Frase com inversão: Ouviram do Ipiranga as margens plácidas…
Frase sem inversão: As margens plácidas do Ipiranga ouviram…
Não há do que reclamar nesta versão de Defying Gravity quanto à clareza. Nota 10.
Deus está nos detalhes
Com os cinco elementos abordados acima, já se pode fazer uma avaliação de forma satisfatória de uma versão. Mas ainda há outros itens que merecem ser comentados. São detalhes que podem passar despercebidos pelo público e pelos atores, mas que fazem toda a diferença.
Um deles é a compensação. Quando alguma informação do original não pode ser mantida no mesmo lugar em que ela estava no original, o bom versionista fica atento às oportunidades de colocar aquela característica em outro local.
Isso acontece aqui. O verso “JUST YOU AND I” virou “DESAFIAR”, mas essa ideia do verso em inglês foi passada em outro momento: “VOCÊ E EU NA IMENSIDÃO”.
Uma compensação pode aparecer de diferentes formas: uma rima criada para compensar uma rima perdida, uma palavra colocada no verso seguinte ou na estrofe seguinte quando não coube no verso de origem. Em suma, o uso da compensação é um indicativo de que o versionista está a par da música como um todo e não está somente adaptando verso a verso.
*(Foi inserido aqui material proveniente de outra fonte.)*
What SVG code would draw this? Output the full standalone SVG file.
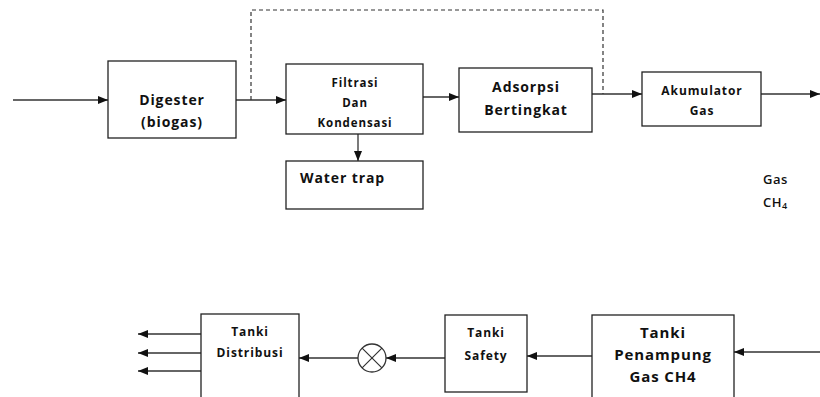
<svg xmlns="http://www.w3.org/2000/svg" width="820" height="397" viewBox="0 0 820 397">
  <style>
    .box { fill: #fff; stroke: #222; stroke-width: 1.3; }
    .t { font-family: "Open Sans", "Liberation Sans", sans-serif; font-weight: bold; fill: #111; text-anchor: middle; letter-spacing: 0.9px; }
    .lbl { font-family: "Open Sans", "Liberation Sans", sans-serif; font-weight: 600; fill: #111; letter-spacing: 0.5px; }
    .c { fill: none; stroke: #333; stroke-width: 1.3; }
    .dash { fill: none; stroke: #333; stroke-width: 1.2; stroke-dasharray: 4 3; }
  </style>
  <defs>
    <marker id="ah" markerUnits="userSpaceOnUse" markerWidth="10" markerHeight="10" viewBox="0 0 10 10" refX="10" refY="5" orient="auto">
      <path d="M0,1 L10,5 L0,9 Z" fill="#111"/>
    </marker>
  </defs>

  <g id="connectors">
    <path class="c" d="M13,100 H108" marker-end="url(#ah)"/>
    <path class="c" d="M236,100 H286" marker-end="url(#ah)"/>
    <path class="c" d="M358,134 V161" marker-end="url(#ah)"/>
    <path class="c" d="M423,97 H459" marker-end="url(#ah)"/>
    <path class="c" d="M592,94 H642" marker-end="url(#ah)"/>
    <path class="c" d="M761,94 H820" marker-end="url(#ah)"/>
    <path class="dash" d="M251,100 V10 H603 V94"/>
    <path class="c" d="M820,352 H734" marker-end="url(#ah)"/>
    <path class="c" d="M592,356 H527" marker-end="url(#ah)"/>
    <path class="c" d="M445,358 H386" marker-end="url(#ah)"/>
    <path class="c" d="M358,358 H299" marker-end="url(#ah)"/>
    <path class="c" d="M201,334 H138" marker-end="url(#ah)"/>
    <path class="c" d="M201,353 H138" marker-end="url(#ah)"/>
    <path class="c" d="M201,371 H138" marker-end="url(#ah)"/>
  </g>

  <g id="digester">
    <rect class="box" x="108" y="61" width="128" height="77"/>
    <text class="t" x="172" y="105" font-size="14">Digester</text>
    <text class="t" x="172" y="127" font-size="14">(biogas)</text>
  </g>

  <g id="filtrasi">
    <rect class="box" x="286" y="64" width="137" height="70"/>
    <text class="t" x="355" y="87" font-size="11.5">Filtrasi</text>
    <text class="t" x="355" y="107" font-size="11.5">Dan</text>
    <text class="t" x="355" y="127" font-size="11.5">Kondensasi</text>
  </g>

  <g id="water-trap">
    <rect class="box" x="286" y="161" width="137" height="48"/>
    <text class="t" x="300" y="183" font-size="14" style="text-anchor:start">Water trap</text>
  </g>

  <g id="adsorpsi">
    <rect class="box" x="459" y="68" width="133" height="64"/>
    <text class="t" x="526" y="92" font-size="14">Adsorpsi</text>
    <text class="t" x="526" y="115" font-size="14">Bertingkat</text>
  </g>

  <g id="akumulator">
    <rect class="box" x="642" y="72" width="119" height="54"/>
    <text class="t" x="702" y="95" font-size="12">Akumulator</text>
    <text class="t" x="702" y="115" font-size="12">Gas</text>
  </g>

  <g id="gas-ch4-label">
    <text class="lbl" x="763" y="184" font-size="13">Gas</text>
    <text class="lbl" x="763" y="207" font-size="13">CH<tspan font-size="9" dy="2">4</tspan></text>
  </g>

  <g id="penampung">
    <rect class="box" x="592" y="315" width="142" height="90"/>
    <text class="t" x="663" y="338" font-size="15">Tanki</text>
    <text class="t" x="663" y="360" font-size="15">Penampung</text>
    <text class="t" x="663" y="382" font-size="15">Gas CH4</text>
  </g>

  <g id="safety">
    <rect class="box" x="445" y="315" width="82" height="77"/>
    <text class="t" x="486" y="337" font-size="12">Tanki</text>
    <text class="t" x="486" y="360" font-size="12">Safety</text>
  </g>

  <g id="valve">
    <circle cx="372" cy="358" r="14" fill="#fff" stroke="#333" stroke-width="1.3"/>
    <path d="M362.1,348.1 L381.9,367.9 M381.9,348.1 L362.1,367.9" stroke="#333" stroke-width="1.2"/>
  </g>

  <g id="distribusi">
    <rect class="box" x="201" y="314" width="98" height="90"/>
    <text class="t" x="250" y="336" font-size="12">Tanki</text>
    <text class="t" x="250" y="357" font-size="12">Distribusi</text>
  </g>
</svg>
Outra característica do original é a repetição do verso “I HOPE YOU’RE HAPPY” em contextos diferentes. No começo, é no sentido “espero que esteja feliz com a besteira que fez 😠”; no final, é “espero que você seja feliz com sua escolha 🥲”.
O bom versionista vai procurar um verso que possa ser repetido nos dois contextos. A adaptação “EU SÓ ESPERO” funciona muito bem e é uma solução ao desafio de “you’re” poder ser traduzido como “esteja” ou como “seja”:
EU SÓ ESPERO QUE ESTEJA BEM FELIZ
EU SÓ ESPERO QUE SEJA BEM FELIZ
Há a repetição do verso sem prejuízo ao sentido. Houve uma preocupação com a fidelidade ao original também nessas características sutis.
Outra questão que merece ser abordada é a busca pelas melhores palavras. A canção termina com o monossílabo “DOWN”. Diversos monossílabos em português poderiam ficar aí: chão, cai, fim, mal etc. Mas dentre tantas possibilidades, eu acho fantástico que tenham utilizado a expressão “bruxa má” aí. Fica tão perfeito que dá a impressão de que a letra em português foi feita primeiro. Mas é apenas fruto da busca pelas palavras mais fortes e mais adequadas. Isso se relaciona com o quesito da naturalidade, que mencionei no início do texto.
Finalmente, destaco o fato de terem sempre usado “desafiar a gravidade” e nunca “desafiando a gravidade”. Isso foi uma sábia decisão por algumas razões:
- mantém a rima interna que a palavra “defying” faz com outros versos;
- mantém um padrão: em inglês é sempre “defying”, então em português o ideal é que a versão escolha uma opção e fique sempre com aquela;
- fica melhor de cantar: esse som nasal de “desafiANdo” poderia atrapalhar as atrizes;
- fica mais bonito: essa parte é um pouco mais subjetiva, mas acho que a maioria das pessoas concordaria que um “desafiAR” é sonoramente mais bonito do que “desafiANdo”.
Ao analisar uma versão, você precisa estar atento a esses detalhes, porque são eles que separam a boa versão da excelente.
Para finalizar, proponho um exercício: escolha uma versão que você considere ótima e faça uma análise com este método. Tente abordar a avaliação da adaptação de forma racional, sem se deixar influenciar pela boa impressão que você já tinha da letra. Veja se o versionista seguiu esses princípios estudados aqui. Independente de você trabalhar nessa área ou não, você vai achar esse um exercício fascinante.